Going off the grid has always been an American aspiration. From the Quakers who fled English persecution, to David Koresh, who vainly hoped to build his own world in Waco, Texas, to that earlier generation of Texans who with the help of the US Army tore themselves away from the feeble Mexican grid, bringing half of Mexico with them, our people have set their faces hard away from the order and authority of others. What could express this ideal more faithfully than the pulps? James Fenimore Cooper’s Leatherstocking Tales retail the now quaintly preposterous exploits of a self-sufficient woodsman who, with his loyal Chingachgook, adventures deep into near-virgin forest, where he does unto noble and fiendish redskins as they deserve, and then, after mostly triumphing in this American endeavor, heads for the delectably unknown West, so as to die in sight of the Pacific. Zane Grey’s Riders of the Purple Sage brings its hero and heroine into a beautiful valley whose entrance they seal off forever to save themselves from the murderous lechery of Mormon elders. How convenient; how easy! Once we have escaped the grid, won’t it be dreamlike? “Deerslayer determined to leave all to the drift, until he believed himself beyond the reach of bullets.”

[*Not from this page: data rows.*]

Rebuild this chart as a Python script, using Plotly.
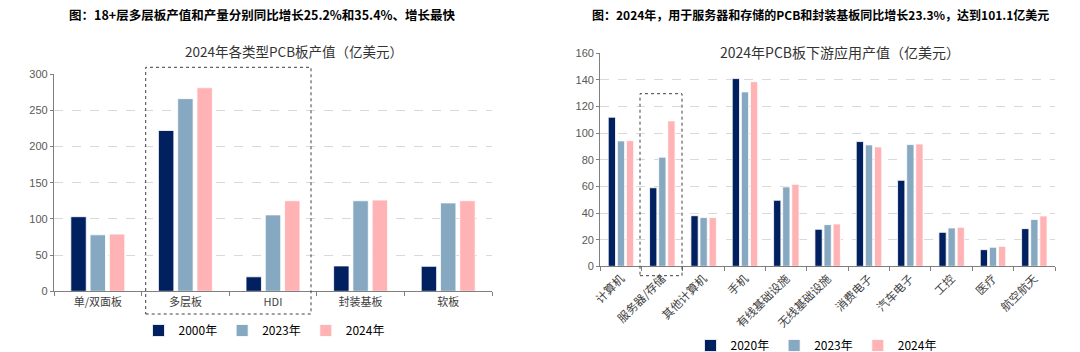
import plotly.graph_objects as go

# ---------------- data ----------------
left_categories = ["单/双面板", "多层板", "HDI", "封装基板", "软板"]
left_series_names = ["2000年", "2023年", "2024年"]
left_2000 = [103, 222, 20, 35, 34.5]
left_2023 = [78, 266, 105.5, 125, 122]
left_2024 = [79, 281, 125, 126, 125]

right_categories = ["计算机", "服务器/存储", "其他计算机", "手机", "有线基础设施",
                    "无线基础设施", "消费电子", "汽车电子", "工控", "医疗", "航空航天"]
right_series_names = ["2020年", "2023年", "2024年"]
right_2020 = [112, 59, 38, 141, 49.6, 27.8, 93.7, 64.6, 25.5, 12.5, 28.3]
right_2023 = [94.2, 82, 36.6, 131, 59.6, 31.3, 91.2, 91.4, 28.8, 14.3, 35.1]
right_2024 = [94.4, 109.2, 36.6, 138.7, 61.6, 31.8, 89.7, 91.9, 29.3, 15, 37.8]

left_yticks = [0, 50, 100, 150, 200, 250, 300]
right_yticks = [0, 20, 40, 60, 80, 100, 120, 140, 160]

colors = ["#002060", "#86A8C0", "#FFB3B5"]
FONT = "Noto Sans CJK SC"

fig = go.Figure()

for name, vals, c in zip(left_series_names, [left_2000, left_2023, left_2024], colors):
    fig.add_trace(go.Bar(x=left_categories, y=vals, name=name, marker_color=c,
                         marker_line=dict(color="rgba(255,255,255,0.8)", width=1),
                         xaxis="x", yaxis="y", legend="legend"))
for name, vals, c in zip(right_series_names, [right_2020, right_2023, right_2024], colors):
    fig.add_trace(go.Bar(x=right_categories, y=vals, name=name, marker_color=c,
                         marker_line=dict(color="rgba(255,255,255,0.8)", width=1),
                         xaxis="x2", yaxis="y2", legend="legend2"))

H = 352.0
W = 1080.0

def ydom(top, bottom):
    return [1 - bottom / H, 1 - top / H]

axis_common = dict(showline=True, linecolor="#7F7F7F", linewidth=1.3, automargin=False)
tickfont = dict(family="Arial, Liberation Sans", size=11, color="#595959")

fig.update_layout(
    width=1080, height=352,
    margin=dict(l=0, r=0, t=0, b=0, autoexpand=False),
    paper_bgcolor="white", plot_bgcolor="white",
    barmode="group", bargap=0.34, bargroupgap=0.2,
    font=dict(family=FONT, color="#333333"),
    xaxis=dict(domain=[54 / W, 492 / W], anchor="y", type="category",
               range=[-0.5, 4.5], ticks="outside", tickson="boundaries",
               ticklen=4, tickcolor="#7F7F7F",
               tickfont=dict(family=FONT, size=11, color="#404040"),
               **axis_common),
    yaxis=dict(domain=ydom(74, 291.3), anchor="x", range=[0, 300],
               tickvals=left_yticks, showgrid=True, gridcolor="#D9D9D9",
               griddash="dash", gridwidth=1, tickfont=tickfont,
               zeroline=False, ticks="outside", ticklen=3, tickcolor="#7F7F7F",
               **axis_common),
    xaxis2=dict(domain=[600.3 / W, 1055 / W], anchor="y2", type="category",
                range=[-0.5, 10.5], ticks="outside", tickson="boundaries",
                ticklen=4, tickcolor="#7F7F7F", tickangle=-45,
                tickfont=dict(family=FONT, size=11.5, color="#404040"),
                **axis_common),
    yaxis2=dict(domain=ydom(53.3, 266.3), anchor="x2", range=[0, 160],
                tickvals=right_yticks, showgrid=True, gridcolor="#D9D9D9",
                griddash="dash", gridwidth=1, tickfont=tickfont,
                zeroline=False, ticks="outside", ticklen=3, tickcolor="#7F7F7F",
                **axis_common),
    legend=dict(orientation="h", x=264 / W, xanchor="center", y=1 - 330.5 / H,
                yanchor="middle", font=dict(family=FONT, size=12, color="#000000"),
                itemwidth=30, tracegroupgap=0, bgcolor="rgba(0,0,0,0)"),
    legend2=dict(orientation="h", x=816 / W, xanchor="center", y=1 - 345.5 / H,
                 yanchor="middle", font=dict(family=FONT, size=12, color="#000000"),
                 itemwidth=30, tracegroupgap=0, bgcolor="rgba(0,0,0,0)"),
    showlegend=True,
)

annotations = [
    dict(text="<b>图：18+层多层板产值和产量分别同比增长25.2%和35.4%、增长最快</b>",
         x=262 / W, y=1 - 15 / H, font=dict(size=12.5, color="#000000", family=FONT)),
    dict(text="2024年各类型PCB板产值（亿美元）",
         x=294 / W, y=1 - 51 / H, font=dict(size=13.5, color="#333333", family=FONT)),
    dict(text="<b>图：2024年，用于服务器和存储的PCB和封装基板同比增长23.3%，达到101.1亿美元</b>",
         x=820 / W, y=1 - 15 / H, font=dict(size=12, color="#000000", family=FONT)),
    dict(text="2024年PCB板下游应用产值（亿美元）",
         x=840 / W, y=1 - 52 / H, font=dict(size=14, color="#333333", family=FONT),
         bgcolor="white"),
]
for a in annotations:
    a.update(xref="paper", yref="paper", showarrow=False, xanchor="center", yanchor="middle")
fig.update_layout(annotations=annotations)

shapes = [
    dict(type="rect", xref="paper", yref="paper",
         x0=145.7 / W, x1=311 / W, y0=1 - 314 / H, y1=1 - 67.3 / H,
         line=dict(color="#404040", width=1, dash="dot")),
    dict(type="rect", xref="paper", yref="paper",
         x0=640 / W, x1=682 / W, y0=1 - 275.7 / H, y1=1 - 93.7 / H,
         line=dict(color="#404040", width=1, dash="dot")),
]
fig.update_layout(shapes=shapes)

fig.write_html("out.html")
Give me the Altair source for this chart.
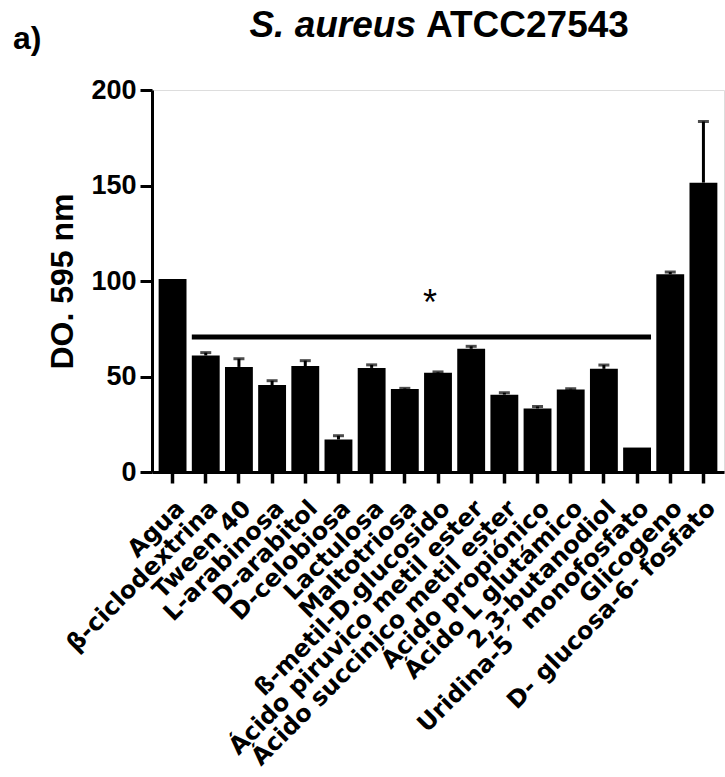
import altair as alt
import pandas as pd

categories = ["Agua", "β-ciclodextrina", "Tween 40", "L-arabinosa", "D-arabitol",
              "D-celobiosa", "Lactulosa", "Maltotriosa", "ß-metil-D.glucosido",
              "Ácido piruvico metil ester", "Ácido succinico metil ester",
              "Ácido propiónico", "Ácido L glutámico", "2,3-butanodiol",
              "Uridina-5´ monofosfato", "Glicogeno", "D- glucosa-6- fosfato"]
means = [101, 61, 55, 45.5, 55.5, 17, 54.5, 43.5, 52, 64.5, 40.5, 33.3, 43.2, 54, 12.8, 103.5, 151.5]
errs = [0, 1.5, 4.3, 2.3, 2.8, 2.0, 1.6, 0.3, 0.4, 1.3, 1.0, 1.0, 0.4, 2.0, 0, 1.2, 32]

sig_start = "β-ciclodextrina"
sig_end = "Uridina-5´ monofosfato"
sig_y = 70.7
star_cat = "ß-metil-D.glucosido"
star_y = 82

df = pd.DataFrame({"cat": categories, "mean": means, "err": errs})
df["top"] = df["mean"] + df["err"]

xscale = alt.Scale(domain=categories, paddingInner=0.16, paddingOuter=0.2)
yscale = alt.Scale(domain=[0, 200], nice=False)

x_enc = alt.X("cat:N", scale=xscale, sort=categories, title=None,
              axis=alt.Axis(labelAngle=-45, labelFont="DejaVu Sans", labelFontWeight="bold",
                            labelFontSize=24, labelColor="black", labelPadding=13,
                            domainColor="black", domainWidth=3, tickColor="black",
                            tickWidth=3.5, tickSize=11, labelLimit=500))
y_enc = alt.Y("mean:Q", scale=yscale, title="DO. 595 nm",
              axis=alt.Axis(values=[0, 50, 100, 150, 200], labelFont="Liberation Sans",
                            labelFontWeight="bold", labelFontSize=27, labelColor="black",
                            labelPadding=4, domainColor="black", domainWidth=3,
                            tickColor="black", tickWidth=3, tickSize=12, grid=False,
                            titleFont="Liberation Sans", titleFontWeight="bold",
                            titleFontSize=32, titleColor="black", titleX=-90,
                            titleBaseline="middle"))

base = alt.Chart(df)
bars = base.mark_bar(color="black").encode(x=x_enc, y=y_enc)
err_df = df[df["err"] > 0]
stems = alt.Chart(err_df).mark_rule(color="black", strokeWidth=3).encode(
    x=alt.X("cat:N", scale=xscale, sort=categories), y="mean:Q", y2="top:Q")
caps = alt.Chart(err_df).mark_tick(color="black", thickness=3, size=11, orient="horizontal").encode(
    x=alt.X("cat:N", scale=xscale, sort=categories), y=alt.Y("top:Q", scale=yscale))

sig = alt.Chart(pd.DataFrame({"a": [sig_start], "b": [sig_end], "y": [sig_y]})).mark_rule(
    color="black", strokeWidth=5).encode(
    x=alt.X("a:N", scale=xscale, bandPosition=0),
    x2=alt.X2("b:N", bandPosition=1),
    y=alt.Y("y:Q", scale=yscale))
star = alt.Chart(pd.DataFrame({"c": [star_cat], "y": [star_y], "t": ["*"]})).mark_text(
    font="Liberation Sans", fontSize=36, color="black", dx=-8, baseline="alphabetic").encode(
    x=alt.X("c:N", scale=xscale), y=alt.Y("y:Q", scale=yscale), text="t:N")

title1 = alt.Chart(pd.DataFrame({"t": ["S. aureus"]})).mark_text(
    font="Liberation Sans", fontSize=37, fontWeight="bold", fontStyle="italic",
    align="right", baseline="alphabetic", color="black").encode(
    x=alt.value(264), y=alt.value(-53), text="t:N")
title2 = alt.Chart(pd.DataFrame({"t": ["ATCC27543"]})).mark_text(
    font="Liberation Sans", fontSize=37, fontWeight="bold",
    align="left", baseline="alphabetic", color="black").encode(
    x=alt.value(274), y=alt.value(-53), text="t:N")
panel = alt.Chart(pd.DataFrame({"t": ["a)"]})).mark_text(
    font="Liberation Sans", fontSize=32, fontWeight="bold",
    align="left", baseline="alphabetic", color="black").encode(
    x=alt.value(-139), y=alt.value(-41), text="t:N")

chart = alt.layer(bars, stems, caps, sig, star, title1, title2, panel).properties(
    width=572, height=382,
    padding={"left": 152, "top": 90, "right": 1, "bottom": 305},
    autosize=alt.AutoSizeParams(type="none"),
).configure_view(stroke=None).configure(background="white")

chart.save("out.html", embed_options={"renderer": "svg", "actions": False})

Americans love to believe in happy endings; they will settle for happy interludes. One indication that Gulliver’s Travels was not written by an American is that the fairy-tale lands discovered by its narrator are parodies of, and commentaries on, his own society. How un-American! Irony only weighs us down. This fact imparts to our best nature a kind of nobly hopeful ambition; it likewise enables the “ugly American” side of us to be arrogant and cruel in its self-righteous claims. Emerson did remark, in tune with Gulliver, that “travelling is a fool’s paradise,” but he still believed that “the bountiful continent,” much of which then (1844) remained very much off the American grid, “is ours, state on state, and territory on territory, to the waves of the Pacific sea.” The ours is significant. When Americans go off the grid, they often like to take possession. Hence Emerson’s invitation. Instead of haggling with the eldest son for a share of some shabby old farm shadowed by finitude’s despotism, Americans could survey and plat their own grids, break their own soil, reinvent themselves, and get rich. One stellar reason to get off the original grid is that we ourselves don’t control it, which must be why we’re poor. In new lands, how could new lives not come to be?